* Start Supplied data *

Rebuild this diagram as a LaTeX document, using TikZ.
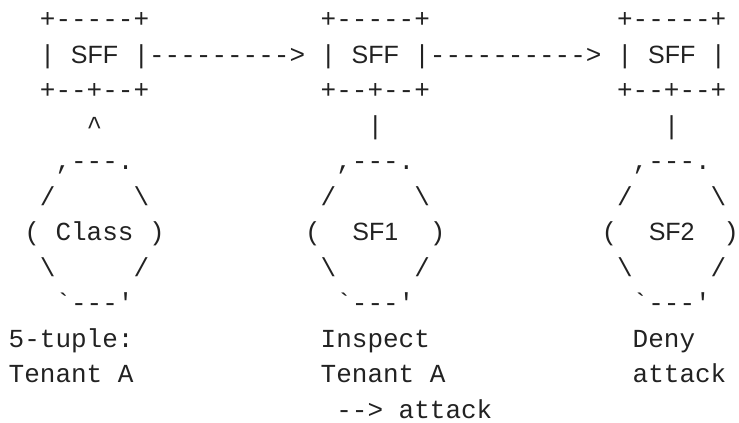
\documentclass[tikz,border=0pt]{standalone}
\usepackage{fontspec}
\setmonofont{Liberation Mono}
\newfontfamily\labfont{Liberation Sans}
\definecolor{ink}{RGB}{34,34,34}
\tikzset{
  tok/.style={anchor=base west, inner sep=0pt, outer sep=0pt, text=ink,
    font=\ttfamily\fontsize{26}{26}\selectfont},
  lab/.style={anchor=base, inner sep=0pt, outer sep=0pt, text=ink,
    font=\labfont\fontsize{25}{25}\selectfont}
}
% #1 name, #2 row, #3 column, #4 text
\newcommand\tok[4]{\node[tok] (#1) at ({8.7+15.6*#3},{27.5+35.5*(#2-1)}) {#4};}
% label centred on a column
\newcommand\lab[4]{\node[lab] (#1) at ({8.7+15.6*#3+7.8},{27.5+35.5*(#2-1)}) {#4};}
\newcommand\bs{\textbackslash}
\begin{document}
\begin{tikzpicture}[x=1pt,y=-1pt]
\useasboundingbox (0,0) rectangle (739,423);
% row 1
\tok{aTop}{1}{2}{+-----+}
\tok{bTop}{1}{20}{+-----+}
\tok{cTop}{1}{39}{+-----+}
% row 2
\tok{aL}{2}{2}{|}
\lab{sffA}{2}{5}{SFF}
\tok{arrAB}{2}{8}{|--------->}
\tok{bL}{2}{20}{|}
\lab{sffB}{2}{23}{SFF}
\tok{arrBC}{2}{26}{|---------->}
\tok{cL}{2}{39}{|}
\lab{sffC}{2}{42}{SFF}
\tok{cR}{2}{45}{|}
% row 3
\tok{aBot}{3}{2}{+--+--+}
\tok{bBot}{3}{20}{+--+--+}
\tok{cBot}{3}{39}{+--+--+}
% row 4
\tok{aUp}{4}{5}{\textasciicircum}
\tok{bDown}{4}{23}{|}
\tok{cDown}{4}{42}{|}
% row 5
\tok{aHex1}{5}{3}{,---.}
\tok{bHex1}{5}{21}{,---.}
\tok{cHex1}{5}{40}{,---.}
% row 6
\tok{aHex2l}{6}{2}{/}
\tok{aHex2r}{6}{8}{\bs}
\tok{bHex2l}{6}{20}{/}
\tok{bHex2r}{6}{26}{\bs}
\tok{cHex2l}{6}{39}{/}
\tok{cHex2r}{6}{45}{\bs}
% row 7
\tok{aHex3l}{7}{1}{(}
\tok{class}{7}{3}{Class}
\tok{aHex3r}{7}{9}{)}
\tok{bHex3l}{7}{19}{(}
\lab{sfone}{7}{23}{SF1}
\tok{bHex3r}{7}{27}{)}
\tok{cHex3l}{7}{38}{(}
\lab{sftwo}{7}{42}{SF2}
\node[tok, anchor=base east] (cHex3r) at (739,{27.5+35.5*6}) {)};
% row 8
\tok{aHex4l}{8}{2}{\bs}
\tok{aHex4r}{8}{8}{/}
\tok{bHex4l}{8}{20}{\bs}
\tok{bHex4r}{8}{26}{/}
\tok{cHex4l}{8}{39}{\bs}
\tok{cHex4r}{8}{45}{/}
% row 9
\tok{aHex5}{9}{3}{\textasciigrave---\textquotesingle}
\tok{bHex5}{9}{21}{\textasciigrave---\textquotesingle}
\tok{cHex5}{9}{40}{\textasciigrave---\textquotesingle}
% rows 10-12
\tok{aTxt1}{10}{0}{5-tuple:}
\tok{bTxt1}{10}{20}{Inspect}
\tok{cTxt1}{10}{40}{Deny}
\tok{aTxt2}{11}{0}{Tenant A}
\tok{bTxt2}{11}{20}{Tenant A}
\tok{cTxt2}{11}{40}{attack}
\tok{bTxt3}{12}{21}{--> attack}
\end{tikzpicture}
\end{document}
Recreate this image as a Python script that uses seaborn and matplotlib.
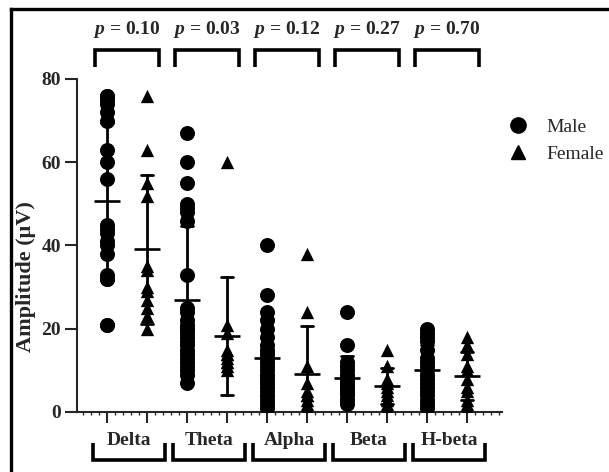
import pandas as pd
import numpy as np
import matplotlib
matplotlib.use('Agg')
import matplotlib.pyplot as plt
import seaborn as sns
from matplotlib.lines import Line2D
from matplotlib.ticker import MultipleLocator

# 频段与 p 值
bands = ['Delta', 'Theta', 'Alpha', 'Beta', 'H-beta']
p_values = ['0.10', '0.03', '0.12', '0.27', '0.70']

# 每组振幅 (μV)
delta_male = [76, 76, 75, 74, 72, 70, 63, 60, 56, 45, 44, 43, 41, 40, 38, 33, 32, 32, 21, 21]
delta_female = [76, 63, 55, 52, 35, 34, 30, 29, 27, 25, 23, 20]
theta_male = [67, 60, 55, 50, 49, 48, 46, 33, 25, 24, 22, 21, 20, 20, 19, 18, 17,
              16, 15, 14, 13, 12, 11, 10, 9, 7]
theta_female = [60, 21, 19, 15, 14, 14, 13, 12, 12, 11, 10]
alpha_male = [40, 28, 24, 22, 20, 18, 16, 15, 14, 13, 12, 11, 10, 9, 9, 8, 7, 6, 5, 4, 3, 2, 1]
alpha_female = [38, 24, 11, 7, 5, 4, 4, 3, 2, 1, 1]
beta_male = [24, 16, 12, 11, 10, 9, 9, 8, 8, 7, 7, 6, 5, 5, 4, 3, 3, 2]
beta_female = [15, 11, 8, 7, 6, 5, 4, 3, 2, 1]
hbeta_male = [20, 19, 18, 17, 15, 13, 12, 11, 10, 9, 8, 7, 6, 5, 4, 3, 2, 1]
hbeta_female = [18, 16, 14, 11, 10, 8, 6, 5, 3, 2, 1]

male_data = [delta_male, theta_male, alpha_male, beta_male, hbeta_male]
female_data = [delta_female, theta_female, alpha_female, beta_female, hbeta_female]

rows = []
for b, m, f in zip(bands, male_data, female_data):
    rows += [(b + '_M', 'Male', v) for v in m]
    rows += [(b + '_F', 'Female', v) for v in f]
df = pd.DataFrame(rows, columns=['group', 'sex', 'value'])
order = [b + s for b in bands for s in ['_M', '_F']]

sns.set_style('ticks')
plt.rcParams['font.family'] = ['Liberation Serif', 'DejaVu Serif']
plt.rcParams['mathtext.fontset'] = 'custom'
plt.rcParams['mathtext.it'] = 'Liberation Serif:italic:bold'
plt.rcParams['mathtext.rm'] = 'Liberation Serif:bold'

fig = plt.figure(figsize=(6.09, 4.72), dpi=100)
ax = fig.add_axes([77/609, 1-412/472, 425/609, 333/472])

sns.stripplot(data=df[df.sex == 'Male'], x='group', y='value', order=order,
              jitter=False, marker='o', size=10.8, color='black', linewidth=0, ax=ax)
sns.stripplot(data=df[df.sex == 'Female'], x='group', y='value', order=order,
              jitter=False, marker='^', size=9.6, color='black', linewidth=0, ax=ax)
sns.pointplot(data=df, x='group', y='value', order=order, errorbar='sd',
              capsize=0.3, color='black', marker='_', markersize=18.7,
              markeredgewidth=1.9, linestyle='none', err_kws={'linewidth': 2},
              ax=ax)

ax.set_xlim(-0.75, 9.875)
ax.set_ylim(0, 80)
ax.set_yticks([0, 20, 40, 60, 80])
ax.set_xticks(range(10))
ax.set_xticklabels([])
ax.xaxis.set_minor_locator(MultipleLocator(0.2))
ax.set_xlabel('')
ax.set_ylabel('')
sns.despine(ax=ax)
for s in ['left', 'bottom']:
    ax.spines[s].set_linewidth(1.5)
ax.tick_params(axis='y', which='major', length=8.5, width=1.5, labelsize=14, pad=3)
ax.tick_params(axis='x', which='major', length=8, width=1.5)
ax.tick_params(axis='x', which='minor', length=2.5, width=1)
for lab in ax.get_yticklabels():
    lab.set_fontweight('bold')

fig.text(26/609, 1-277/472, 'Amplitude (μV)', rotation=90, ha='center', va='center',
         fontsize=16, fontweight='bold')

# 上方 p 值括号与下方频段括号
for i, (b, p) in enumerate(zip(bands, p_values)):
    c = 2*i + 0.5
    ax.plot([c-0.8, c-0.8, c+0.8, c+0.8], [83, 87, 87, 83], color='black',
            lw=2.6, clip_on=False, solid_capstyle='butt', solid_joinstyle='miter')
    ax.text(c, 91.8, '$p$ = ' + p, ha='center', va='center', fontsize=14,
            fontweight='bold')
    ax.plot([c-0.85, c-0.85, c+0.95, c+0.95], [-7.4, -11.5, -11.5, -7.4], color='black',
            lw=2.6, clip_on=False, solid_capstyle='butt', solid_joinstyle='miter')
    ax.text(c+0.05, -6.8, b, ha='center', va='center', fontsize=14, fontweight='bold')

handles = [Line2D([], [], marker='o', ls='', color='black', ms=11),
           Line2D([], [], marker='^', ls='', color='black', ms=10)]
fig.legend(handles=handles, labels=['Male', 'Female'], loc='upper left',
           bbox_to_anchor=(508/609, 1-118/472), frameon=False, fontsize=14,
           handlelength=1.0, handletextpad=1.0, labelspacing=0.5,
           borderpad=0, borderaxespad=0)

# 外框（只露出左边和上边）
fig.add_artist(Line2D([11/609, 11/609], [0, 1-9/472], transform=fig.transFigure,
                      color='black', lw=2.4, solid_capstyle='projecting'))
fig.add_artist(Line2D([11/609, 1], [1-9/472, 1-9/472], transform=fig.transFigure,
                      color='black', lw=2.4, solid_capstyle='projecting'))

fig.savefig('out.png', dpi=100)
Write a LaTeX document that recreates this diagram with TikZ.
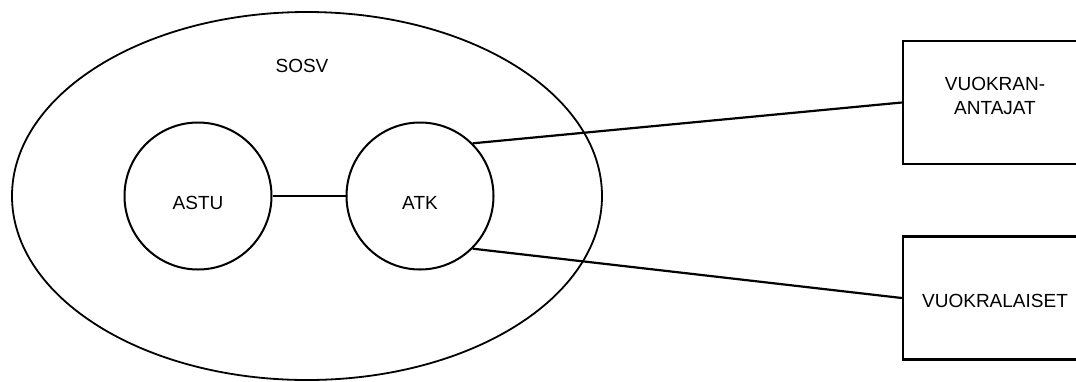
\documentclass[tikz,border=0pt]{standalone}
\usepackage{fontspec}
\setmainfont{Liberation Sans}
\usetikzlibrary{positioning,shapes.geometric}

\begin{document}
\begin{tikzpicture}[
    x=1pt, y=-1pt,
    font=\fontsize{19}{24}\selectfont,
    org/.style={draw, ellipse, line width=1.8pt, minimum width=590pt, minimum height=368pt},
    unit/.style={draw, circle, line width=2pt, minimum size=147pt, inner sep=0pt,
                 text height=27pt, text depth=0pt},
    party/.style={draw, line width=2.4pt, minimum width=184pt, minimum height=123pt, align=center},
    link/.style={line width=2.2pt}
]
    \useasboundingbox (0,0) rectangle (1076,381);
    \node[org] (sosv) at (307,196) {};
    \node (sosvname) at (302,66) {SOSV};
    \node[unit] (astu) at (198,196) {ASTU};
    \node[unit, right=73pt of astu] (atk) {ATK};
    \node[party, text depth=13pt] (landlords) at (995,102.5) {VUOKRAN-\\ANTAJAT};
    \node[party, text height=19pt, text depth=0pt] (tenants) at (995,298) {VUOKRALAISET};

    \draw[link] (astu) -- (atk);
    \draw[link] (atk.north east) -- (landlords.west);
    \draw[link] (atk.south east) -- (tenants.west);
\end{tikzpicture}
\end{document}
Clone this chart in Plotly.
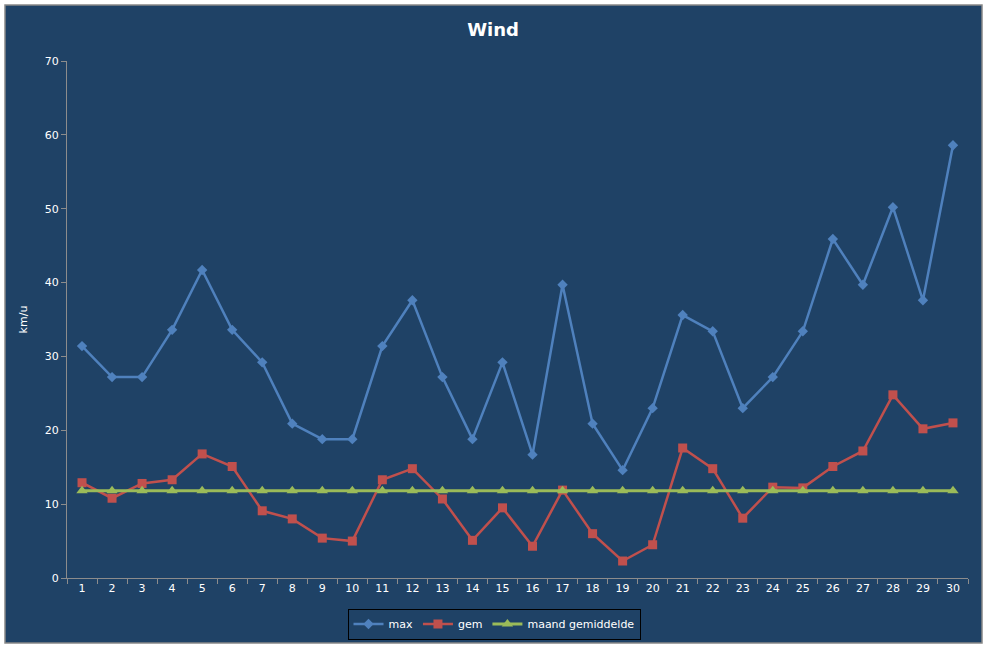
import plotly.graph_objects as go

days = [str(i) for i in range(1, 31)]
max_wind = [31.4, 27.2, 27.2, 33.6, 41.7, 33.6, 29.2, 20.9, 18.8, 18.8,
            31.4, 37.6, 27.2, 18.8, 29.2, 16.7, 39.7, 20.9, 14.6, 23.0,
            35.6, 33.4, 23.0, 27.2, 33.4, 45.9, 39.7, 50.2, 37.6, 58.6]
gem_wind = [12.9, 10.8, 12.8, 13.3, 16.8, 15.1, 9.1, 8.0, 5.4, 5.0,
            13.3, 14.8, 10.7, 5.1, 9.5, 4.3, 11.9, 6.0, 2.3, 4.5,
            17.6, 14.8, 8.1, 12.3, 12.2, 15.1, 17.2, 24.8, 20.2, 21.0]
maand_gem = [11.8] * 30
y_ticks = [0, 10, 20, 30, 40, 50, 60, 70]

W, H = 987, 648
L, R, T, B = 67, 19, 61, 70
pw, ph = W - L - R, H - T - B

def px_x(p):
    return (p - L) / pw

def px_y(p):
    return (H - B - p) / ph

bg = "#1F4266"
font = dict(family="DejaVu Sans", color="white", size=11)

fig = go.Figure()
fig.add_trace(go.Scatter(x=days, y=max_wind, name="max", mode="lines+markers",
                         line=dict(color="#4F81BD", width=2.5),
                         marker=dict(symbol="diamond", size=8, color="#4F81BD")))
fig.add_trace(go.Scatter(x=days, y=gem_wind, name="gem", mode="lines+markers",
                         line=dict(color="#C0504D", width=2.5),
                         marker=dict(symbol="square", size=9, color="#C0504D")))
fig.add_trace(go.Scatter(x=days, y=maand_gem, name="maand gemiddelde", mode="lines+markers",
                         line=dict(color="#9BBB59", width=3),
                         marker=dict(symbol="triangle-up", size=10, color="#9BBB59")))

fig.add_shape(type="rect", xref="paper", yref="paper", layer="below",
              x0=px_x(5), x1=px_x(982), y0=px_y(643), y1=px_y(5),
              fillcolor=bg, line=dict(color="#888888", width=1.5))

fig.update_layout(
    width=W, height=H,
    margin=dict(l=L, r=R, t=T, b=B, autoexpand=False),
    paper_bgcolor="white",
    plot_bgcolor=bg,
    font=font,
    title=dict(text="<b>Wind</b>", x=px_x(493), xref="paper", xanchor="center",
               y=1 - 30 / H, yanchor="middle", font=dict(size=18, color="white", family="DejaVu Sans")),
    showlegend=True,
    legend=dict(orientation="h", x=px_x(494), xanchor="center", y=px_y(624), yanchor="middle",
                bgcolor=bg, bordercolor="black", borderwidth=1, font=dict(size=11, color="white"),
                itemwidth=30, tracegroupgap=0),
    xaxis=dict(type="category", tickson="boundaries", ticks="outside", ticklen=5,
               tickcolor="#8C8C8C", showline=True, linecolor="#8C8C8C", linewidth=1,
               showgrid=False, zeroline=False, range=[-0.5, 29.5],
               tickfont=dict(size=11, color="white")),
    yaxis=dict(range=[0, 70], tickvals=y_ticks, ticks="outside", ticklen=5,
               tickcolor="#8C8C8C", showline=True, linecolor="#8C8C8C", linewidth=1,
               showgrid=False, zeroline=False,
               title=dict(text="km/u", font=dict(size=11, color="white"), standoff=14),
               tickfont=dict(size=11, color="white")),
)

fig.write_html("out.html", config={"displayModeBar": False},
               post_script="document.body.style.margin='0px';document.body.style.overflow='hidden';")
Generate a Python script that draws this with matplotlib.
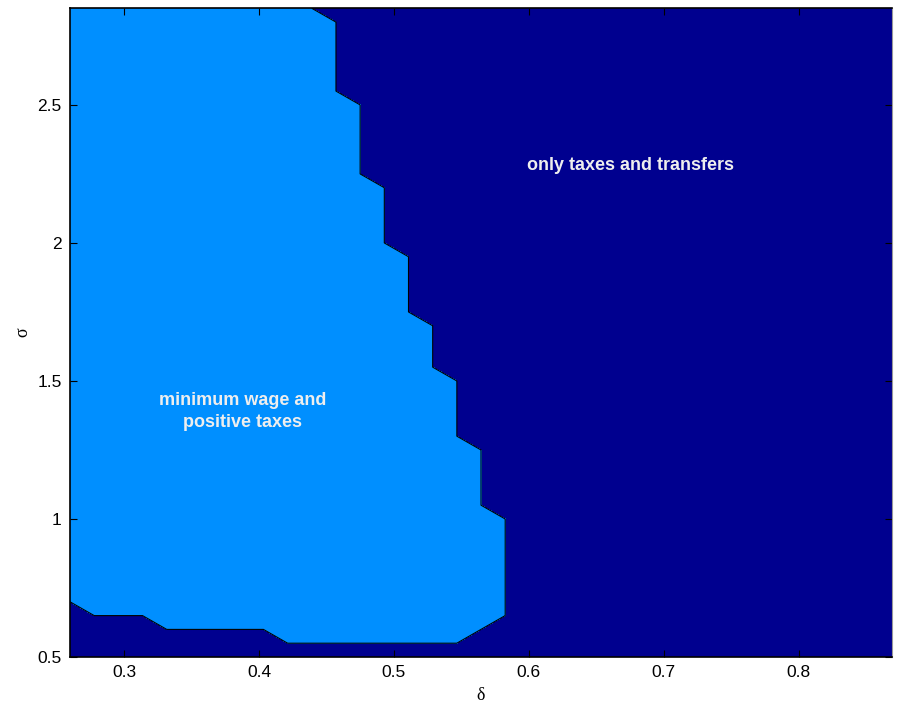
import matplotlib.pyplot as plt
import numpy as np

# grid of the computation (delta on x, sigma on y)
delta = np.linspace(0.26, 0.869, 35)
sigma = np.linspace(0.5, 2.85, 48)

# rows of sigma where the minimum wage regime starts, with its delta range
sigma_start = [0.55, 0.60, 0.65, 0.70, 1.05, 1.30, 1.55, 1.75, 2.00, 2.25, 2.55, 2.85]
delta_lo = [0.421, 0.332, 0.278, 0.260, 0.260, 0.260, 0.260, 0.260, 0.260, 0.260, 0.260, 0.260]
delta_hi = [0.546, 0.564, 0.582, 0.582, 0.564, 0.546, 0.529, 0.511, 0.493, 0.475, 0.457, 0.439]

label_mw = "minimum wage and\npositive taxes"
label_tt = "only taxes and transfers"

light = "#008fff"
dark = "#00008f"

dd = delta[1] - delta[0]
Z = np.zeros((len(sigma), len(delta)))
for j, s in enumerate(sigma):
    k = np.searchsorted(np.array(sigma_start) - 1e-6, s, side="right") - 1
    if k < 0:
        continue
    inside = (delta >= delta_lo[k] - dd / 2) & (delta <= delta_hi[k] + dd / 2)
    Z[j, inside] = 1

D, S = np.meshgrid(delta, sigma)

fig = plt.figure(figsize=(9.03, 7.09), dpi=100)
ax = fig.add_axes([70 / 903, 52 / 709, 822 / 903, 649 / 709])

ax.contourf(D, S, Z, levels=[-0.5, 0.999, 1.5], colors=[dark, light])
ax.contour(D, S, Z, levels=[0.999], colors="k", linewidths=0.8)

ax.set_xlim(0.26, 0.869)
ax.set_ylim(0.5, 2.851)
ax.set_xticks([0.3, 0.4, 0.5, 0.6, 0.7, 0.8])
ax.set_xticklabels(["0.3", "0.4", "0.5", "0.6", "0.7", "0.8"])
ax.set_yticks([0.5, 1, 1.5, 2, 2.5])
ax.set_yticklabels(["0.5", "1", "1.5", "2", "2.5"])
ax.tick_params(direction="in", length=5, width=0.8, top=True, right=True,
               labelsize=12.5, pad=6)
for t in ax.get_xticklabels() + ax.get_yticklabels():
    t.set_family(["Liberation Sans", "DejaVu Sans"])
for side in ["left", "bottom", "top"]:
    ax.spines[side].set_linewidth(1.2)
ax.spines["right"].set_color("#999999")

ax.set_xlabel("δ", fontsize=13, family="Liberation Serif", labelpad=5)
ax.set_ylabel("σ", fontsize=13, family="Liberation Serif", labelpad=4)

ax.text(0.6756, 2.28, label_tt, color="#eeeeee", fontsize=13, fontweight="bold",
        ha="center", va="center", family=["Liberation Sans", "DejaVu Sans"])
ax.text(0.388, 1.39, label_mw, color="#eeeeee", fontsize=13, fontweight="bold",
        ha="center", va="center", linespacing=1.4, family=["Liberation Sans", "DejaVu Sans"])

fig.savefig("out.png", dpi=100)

* End Supplied data *

- **Brief**:
Extract the stretch of lines that begins at the line with "Write a LaTeX" and ends at the line with "import plotly.graph_objects as go", inclusive. Omit every picture.

- **Answer to the problem**:
Write a LaTeX document that recreates this diagram with TikZ.
\documentclass[tikz,border=0pt]{standalone}
\usepackage{fontspec}
\setmainfont{Liberation Sans}
\usetikzlibrary{positioning,shapes.geometric}

\begin{document}
\begin{tikzpicture}[
    x=1pt, y=-1pt,
    font=\fontsize{19}{24}\selectfont,
    org/.style={draw, ellipse, line width=1.8pt, minimum width=590pt, minimum height=368pt},
    unit/.style={draw, circle, line width=2pt, minimum size=147pt, inner sep=0pt,
                 text height=27pt, text depth=0pt},
    party/.style={draw, line width=2.4pt, minimum width=184pt, minimum height=123pt, align=center},
    link/.style={line width=2.2pt}
]
    \useasboundingbox (0,0) rectangle (1076,381);
    \node[org] (sosv) at (307,196) {};
    \node (sosvname) at (302,66) {SOSV};
    \node[unit] (astu) at (198,196) {ASTU};
    \node[unit, right=73pt of astu] (atk) {ATK};
    \node[party, text depth=13pt] (landlords) at (995,102.5) {VUOKRAN-\\ANTAJAT};
    \node[party, text height=19pt, text depth=0pt] (tenants) at (995,298) {VUOKRALAISET};

    \draw[link] (astu) -- (atk);
    \draw[link] (atk.north east) -- (landlords.west);
    \draw[link] (atk.south east) -- (tenants.west);
\end{tikzpicture}
\end{document}
Clone this chart in Plotly.
import plotly.graph_objects as go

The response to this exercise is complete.